**Stored data**

──────────

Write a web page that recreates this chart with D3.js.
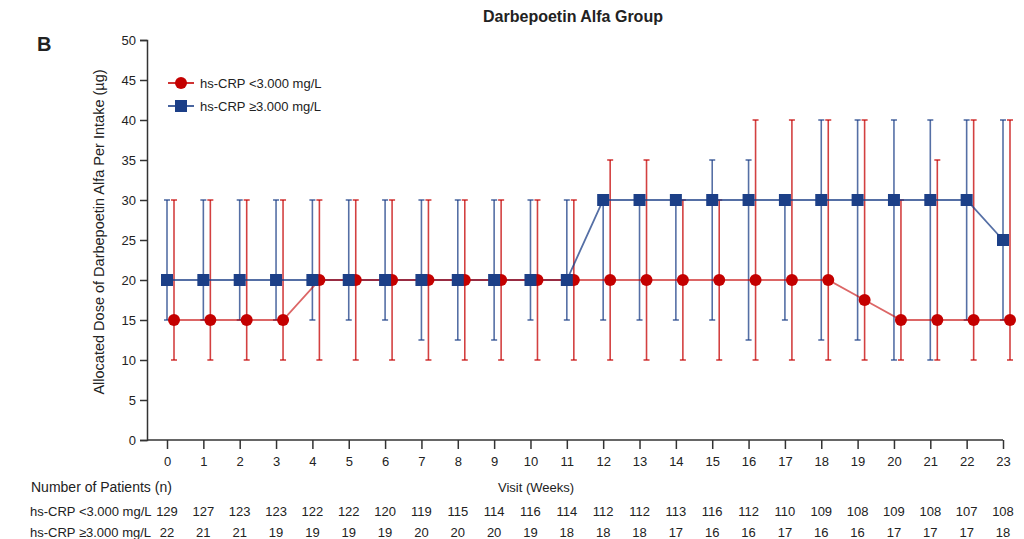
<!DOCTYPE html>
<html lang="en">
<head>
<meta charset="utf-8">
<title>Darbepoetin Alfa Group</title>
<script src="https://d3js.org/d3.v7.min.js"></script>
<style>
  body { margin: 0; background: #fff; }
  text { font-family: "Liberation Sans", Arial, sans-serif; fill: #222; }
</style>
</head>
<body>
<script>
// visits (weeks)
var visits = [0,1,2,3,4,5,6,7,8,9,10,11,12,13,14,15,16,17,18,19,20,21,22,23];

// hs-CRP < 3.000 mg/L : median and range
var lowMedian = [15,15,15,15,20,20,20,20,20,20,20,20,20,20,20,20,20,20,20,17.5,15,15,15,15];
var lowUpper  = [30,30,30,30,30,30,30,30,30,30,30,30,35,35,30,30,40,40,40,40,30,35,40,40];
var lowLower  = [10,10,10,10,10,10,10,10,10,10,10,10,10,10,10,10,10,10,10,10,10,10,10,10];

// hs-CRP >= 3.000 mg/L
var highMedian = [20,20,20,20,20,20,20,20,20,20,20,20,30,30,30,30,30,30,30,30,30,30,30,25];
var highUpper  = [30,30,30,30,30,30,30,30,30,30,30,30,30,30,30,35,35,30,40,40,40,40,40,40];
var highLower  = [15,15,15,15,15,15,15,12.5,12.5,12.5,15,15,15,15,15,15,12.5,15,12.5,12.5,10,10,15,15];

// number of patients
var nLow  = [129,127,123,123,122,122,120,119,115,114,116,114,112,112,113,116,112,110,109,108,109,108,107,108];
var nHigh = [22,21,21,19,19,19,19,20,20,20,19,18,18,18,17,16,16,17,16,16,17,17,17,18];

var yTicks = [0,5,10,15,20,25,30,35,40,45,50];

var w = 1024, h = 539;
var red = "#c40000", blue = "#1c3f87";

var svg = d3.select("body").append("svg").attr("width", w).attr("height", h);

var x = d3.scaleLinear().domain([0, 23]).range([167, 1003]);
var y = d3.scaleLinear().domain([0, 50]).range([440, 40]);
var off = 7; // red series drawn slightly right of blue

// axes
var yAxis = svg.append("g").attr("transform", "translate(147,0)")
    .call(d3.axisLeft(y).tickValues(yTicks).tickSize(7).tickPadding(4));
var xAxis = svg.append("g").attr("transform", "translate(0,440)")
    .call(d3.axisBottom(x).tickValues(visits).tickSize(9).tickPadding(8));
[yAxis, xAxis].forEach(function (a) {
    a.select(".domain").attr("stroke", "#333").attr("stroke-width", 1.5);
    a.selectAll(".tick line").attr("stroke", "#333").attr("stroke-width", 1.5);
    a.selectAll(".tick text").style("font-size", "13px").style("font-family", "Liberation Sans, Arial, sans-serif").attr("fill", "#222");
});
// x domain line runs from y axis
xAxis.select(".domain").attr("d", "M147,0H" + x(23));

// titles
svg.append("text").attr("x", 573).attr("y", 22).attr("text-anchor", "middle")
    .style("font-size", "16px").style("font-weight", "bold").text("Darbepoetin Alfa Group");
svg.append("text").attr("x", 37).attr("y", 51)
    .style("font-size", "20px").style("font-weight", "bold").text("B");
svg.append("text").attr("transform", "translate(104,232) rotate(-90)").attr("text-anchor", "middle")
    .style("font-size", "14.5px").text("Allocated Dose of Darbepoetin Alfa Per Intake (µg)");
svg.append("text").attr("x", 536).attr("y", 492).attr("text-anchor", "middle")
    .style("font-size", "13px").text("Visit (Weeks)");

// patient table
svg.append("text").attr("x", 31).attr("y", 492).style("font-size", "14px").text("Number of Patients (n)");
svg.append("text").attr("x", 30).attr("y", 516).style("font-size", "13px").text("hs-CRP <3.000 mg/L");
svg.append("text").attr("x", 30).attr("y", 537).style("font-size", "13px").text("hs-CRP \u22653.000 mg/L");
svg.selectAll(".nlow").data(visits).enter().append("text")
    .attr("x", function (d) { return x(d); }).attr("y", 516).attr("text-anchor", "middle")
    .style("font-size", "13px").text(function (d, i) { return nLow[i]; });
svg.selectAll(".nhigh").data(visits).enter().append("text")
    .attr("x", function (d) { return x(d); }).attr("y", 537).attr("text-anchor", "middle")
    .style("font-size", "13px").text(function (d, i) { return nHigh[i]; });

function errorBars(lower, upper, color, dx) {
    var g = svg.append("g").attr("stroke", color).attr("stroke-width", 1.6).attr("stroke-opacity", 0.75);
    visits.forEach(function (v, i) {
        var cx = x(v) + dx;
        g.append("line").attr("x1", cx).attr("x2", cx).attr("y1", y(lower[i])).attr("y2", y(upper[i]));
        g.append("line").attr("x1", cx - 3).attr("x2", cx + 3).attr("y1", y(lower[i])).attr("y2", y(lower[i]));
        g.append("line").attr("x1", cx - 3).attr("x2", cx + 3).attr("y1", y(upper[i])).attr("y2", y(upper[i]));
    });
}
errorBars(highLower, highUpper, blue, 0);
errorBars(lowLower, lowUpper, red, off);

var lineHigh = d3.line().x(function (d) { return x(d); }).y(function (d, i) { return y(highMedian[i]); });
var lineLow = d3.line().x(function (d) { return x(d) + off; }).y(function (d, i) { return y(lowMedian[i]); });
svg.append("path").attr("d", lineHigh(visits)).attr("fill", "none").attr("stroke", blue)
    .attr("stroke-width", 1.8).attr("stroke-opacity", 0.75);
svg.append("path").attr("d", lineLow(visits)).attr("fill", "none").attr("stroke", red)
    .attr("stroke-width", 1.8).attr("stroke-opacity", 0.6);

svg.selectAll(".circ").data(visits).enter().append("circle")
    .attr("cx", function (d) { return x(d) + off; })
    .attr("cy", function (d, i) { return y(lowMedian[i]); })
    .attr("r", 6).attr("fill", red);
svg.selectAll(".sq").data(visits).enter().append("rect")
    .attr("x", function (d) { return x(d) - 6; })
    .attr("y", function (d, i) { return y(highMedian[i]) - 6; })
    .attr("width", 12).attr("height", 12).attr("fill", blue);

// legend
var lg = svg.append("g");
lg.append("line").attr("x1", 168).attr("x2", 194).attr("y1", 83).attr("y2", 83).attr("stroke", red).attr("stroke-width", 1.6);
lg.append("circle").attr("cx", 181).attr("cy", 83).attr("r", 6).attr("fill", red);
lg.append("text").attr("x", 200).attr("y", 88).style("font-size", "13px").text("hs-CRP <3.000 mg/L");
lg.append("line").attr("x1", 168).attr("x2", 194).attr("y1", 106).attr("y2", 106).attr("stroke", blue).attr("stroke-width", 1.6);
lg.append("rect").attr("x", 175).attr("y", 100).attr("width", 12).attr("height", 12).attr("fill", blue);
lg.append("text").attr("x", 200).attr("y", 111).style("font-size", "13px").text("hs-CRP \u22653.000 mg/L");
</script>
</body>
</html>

──────────

**Task**
Produce an exact copy of each line of data, skipping embedded images.

**Reply to the exercise**
Write a web page that recreates this chart with D3.js.
<!DOCTYPE html>
<html lang="en">
<head>
<meta charset="utf-8">
<title>Darbepoetin Alfa Group</title>
<script src="https://d3js.org/d3.v7.min.js"></script>
<style>
  body { margin: 0; background: #fff; }
  text { font-family: "Liberation Sans", Arial, sans-serif; fill: #222; }
</style>
</head>
<body>
<script>
// visits (weeks)
var visits = [0,1,2,3,4,5,6,7,8,9,10,11,12,13,14,15,16,17,18,19,20,21,22,23];

// hs-CRP < 3.000 mg/L : median and range
var lowMedian = [15,15,15,15,20,20,20,20,20,20,20,20,20,20,20,20,20,20,20,17.5,15,15,15,15];
var lowUpper  = [30,30,30,30,30,30,30,30,30,30,30,30,35,35,30,30,40,40,40,40,30,35,40,40];
var lowLower  = [10,10,10,10,10,10,10,10,10,10,10,10,10,10,10,10,10,10,10,10,10,10,10,10];

// hs-CRP >= 3.000 mg/L
var highMedian = [20,20,20,20,20,20,20,20,20,20,20,20,30,30,30,30,30,30,30,30,30,30,30,25];
var highUpper  = [30,30,30,30,30,30,30,30,30,30,30,30,30,30,30,35,35,30,40,40,40,40,40,40];
var highLower  = [15,15,15,15,15,15,15,12.5,12.5,12.5,15,15,15,15,15,15,12.5,15,12.5,12.5,10,10,15,15];

// number of patients
var nLow  = [129,127,123,123,122,122,120,119,115,114,116,114,112,112,113,116,112,110,109,108,109,108,107,108];
var nHigh = [22,21,21,19,19,19,19,20,20,20,19,18,18,18,17,16,16,17,16,16,17,17,17,18];

var yTicks = [0,5,10,15,20,25,30,35,40,45,50];

var w = 1024, h = 539;
var red = "#c40000", blue = "#1c3f87";

var svg = d3.select("body").append("svg").attr("width", w).attr("height", h);

var x = d3.scaleLinear().domain([0, 23]).range([167, 1003]);
var y = d3.scaleLinear().domain([0, 50]).range([440, 40]);
var off = 7; // red series drawn slightly right of blue

// axes
var yAxis = svg.append("g").attr("transform", "translate(147,0)")
    .call(d3.axisLeft(y).tickValues(yTicks).tickSize(7).tickPadding(4));
var xAxis = svg.append("g").attr("transform", "translate(0,440)")
    .call(d3.axisBottom(x).tickValues(visits).tickSize(9).tickPadding(8));
[yAxis, xAxis].forEach(function (a) {
    a.select(".domain").attr("stroke", "#333").attr("stroke-width", 1.5);
    a.selectAll(".tick line").attr("stroke", "#333").attr("stroke-width", 1.5);
    a.selectAll(".tick text").style("font-size", "13px").style("font-family", "Liberation Sans, Arial, sans-serif").attr("fill", "#222");
});
// x domain line runs from y axis
xAxis.select(".domain").attr("d", "M147,0H" + x(23));

// titles
svg.append("text").attr("x", 573).attr("y", 22).attr("text-anchor", "middle")
    .style("font-size", "16px").style("font-weight", "bold").text("Darbepoetin Alfa Group");
svg.append("text").attr("x", 37).attr("y", 51)
    .style("font-size", "20px").style("font-weight", "bold").text("B");
svg.append("text").attr("transform", "translate(104,232) rotate(-90)").attr("text-anchor", "middle")
    .style("font-size", "14.5px").text("Allocated Dose of Darbepoetin Alfa Per Intake (µg)");
svg.append("text").attr("x", 536).attr("y", 492).attr("text-anchor", "middle")
    .style("font-size", "13px").text("Visit (Weeks)");

// patient table
svg.append("text").attr("x", 31).attr("y", 492).style("font-size", "14px").text("Number of Patients (n)");
svg.append("text").attr("x", 30).attr("y", 516).style("font-size", "13px").text("hs-CRP <3.000 mg/L");
svg.append("text").attr("x", 30).attr("y", 537).style("font-size", "13px").text("hs-CRP \u22653.000 mg/L");
svg.selectAll(".nlow").data(visits).enter().append("text")
    .attr("x", function (d) { return x(d); }).attr("y", 516).attr("text-anchor", "middle")
    .style("font-size", "13px").text(function (d, i) { return nLow[i]; });
svg.selectAll(".nhigh").data(visits).enter().append("text")
    .attr("x", function (d) { return x(d); }).attr("y", 537).attr("text-anchor", "middle")
    .style("font-size", "13px").text(function (d, i) { return nHigh[i]; });

function errorBars(lower, upper, color, dx) {
    var g = svg.append("g").attr("stroke", color).attr("stroke-width", 1.6).attr("stroke-opacity", 0.75);
    visits.forEach(function (v, i) {
        var cx = x(v) + dx;
        g.append("line").attr("x1", cx).attr("x2", cx).attr("y1", y(lower[i])).attr("y2", y(upper[i]));
        g.append("line").attr("x1", cx - 3).attr("x2", cx + 3).attr("y1", y(lower[i])).attr("y2", y(lower[i]));
        g.append("line").attr("x1", cx - 3).attr("x2", cx + 3).attr("y1", y(upper[i])).attr("y2", y(upper[i]));
    });
}
errorBars(highLower, highUpper, blue, 0);
errorBars(lowLower, lowUpper, red, off);

var lineHigh = d3.line().x(function (d) { return x(d); }).y(function (d, i) { return y(highMedian[i]); });
var lineLow = d3.line().x(function (d) { return x(d) + off; }).y(function (d, i) { return y(lowMedian[i]); });
svg.append("path").attr("d", lineHigh(visits)).attr("fill", "none").attr("stroke", blue)
    .attr("stroke-width", 1.8).attr("stroke-opacity", 0.75);
svg.append("path").attr("d", lineLow(visits)).attr("fill", "none").attr("stroke", red)
    .attr("stroke-width", 1.8).attr("stroke-opacity", 0.6);

svg.selectAll(".circ").data(visits).enter().append("circle")
    .attr("cx", function (d) { return x(d) + off; })
    .attr("cy", function (d, i) { return y(lowMedian[i]); })
    .attr("r", 6).attr("fill", red);
svg.selectAll(".sq").data(visits).enter().append("rect")
    .attr("x", function (d) { return x(d) - 6; })
    .attr("y", function (d, i) { return y(highMedian[i]) - 6; })
    .attr("width", 12).attr("height", 12).attr("fill", blue);

// legend
var lg = svg.append("g");
lg.append("line").attr("x1", 168).attr("x2", 194).attr("y1", 83).attr("y2", 83).attr("stroke", red).attr("stroke-width", 1.6);
lg.append("circle").attr("cx", 181).attr("cy", 83).attr("r", 6).attr("fill", red);
lg.append("text").attr("x", 200).attr("y", 88).style("font-size", "13px").text("hs-CRP <3.000 mg/L");
lg.append("line").attr("x1", 168).attr("x2", 194).attr("y1", 106).attr("y2", 106).attr("stroke", blue).attr("stroke-width", 1.6);
lg.append("rect").attr("x", 175).attr("y", 100).attr("width", 12).attr("height", 12).attr("fill", blue);
lg.append("text").attr("x", 200).attr("y", 111).style("font-size", "13px").text("hs-CRP \u22653.000 mg/L");
</script>
</body>
</html>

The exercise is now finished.